Unter Anwendung dieser Grundsätze ist festzustellen, dass ein Vertrauen der Beklagten darauf, dass der Kläger den Fortbestand des Arbeitsverhältnisses ihr gegenüber nicht mehr geltend machen wird, nicht anzuerkennen ist. Die Beklagte hatte nach unwidersprochen gebliebenem Vortrag des Klägers Kenntnis von dem Kündigungsschutzverfahren gegen den Insolvenzverwalter und von der dortigen Einlassung des Klägers im Hinblick auf die Unwirksamkeit der ausgesprochenen betriebsbedingten Kündigung wegen Betriebsübergangs. Es konnte daher schon deshalb bei ihr kein schützenswertes Vertrauen darauf entstehen, dass der Kläger sie nicht mehr in Anspruch nehmen wird. Dem steht auch die Aufnahme der selbstständigen Tätigkeit des Klägers nicht entgegen. Der Kläger hat damit nicht gegenüber der Beklagten den Eindruck erweckt, dass er an der Fortsetzung seines Arbeitsverhältnisses kein Interesse mehr hat. Die Aufnahme einer solchen von der Bundesagentur für Arbeit mit Überbrückungsgeld geförderten Selbstständigkeit ist nicht anders zu bewerten, wie die Aufnahme einer unselbstständigen Tätigkeit während laufenden Kündigungsschutzverfahrens. In beiden Fällen sichert der Arbeitnehmer während des laufenden Kündigungsschutzverfahrens durch die Verwertung seiner Arbeitskraft einerseits lediglich seinen Lebensunterhalt und kommt andererseits seiner Verpflichtung im Rahmen des Annahmeverzugs auf Erzielung von Zwischenverdienst nach.

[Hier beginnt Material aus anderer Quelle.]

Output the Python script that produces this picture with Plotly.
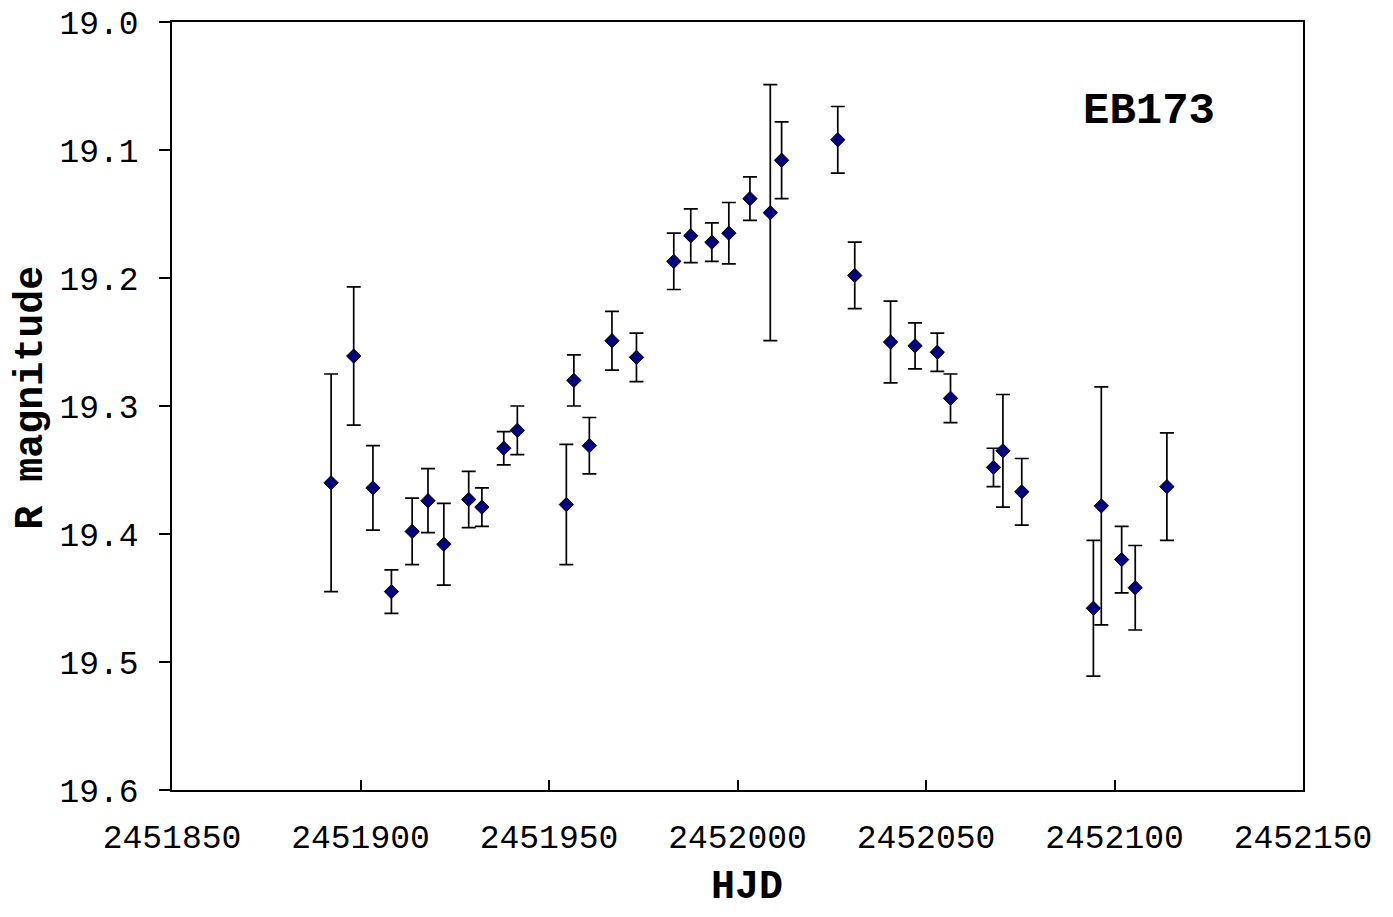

Die Selbstständigkeit des Klägers ist nach Art und Umfang auch nicht so gestaltet gewesen, dass sie nicht ohne Weiteres auch wieder hätte beendet werden können. Darüber hinaus hat der Kläger ebenfalls unwidersprochen darauf verwiesen, dass der Beklagten aus dem vorausgegangenen Kündigungsschutzverfahren bekannt gewesen ist, dass der Kläger mit seinem Backshop lediglich Defizite macht. Woraus die Beklagte also ableiten will, der Kläger habe bei ihr den Eindruck erweckt, er ziehe diese selbstständige Tätigkeit einer Weiterbeschäftigung bei der Beklagten vor, obwohl der Kläger andererseits das Kündigungsschutzverfahren weiterbetrieben hat, ist daher für das Berufungsgericht nicht nachvollziehbar.

Die Beklagte hat nach § 97 Abs. 1 ZPO die Kosten ihres erfolglos eingelegten Rechtsmittels zu tragen.

Eine gesetzlich begründete Veranlassung zur Zulassung der Revision ist nicht ersichtlich.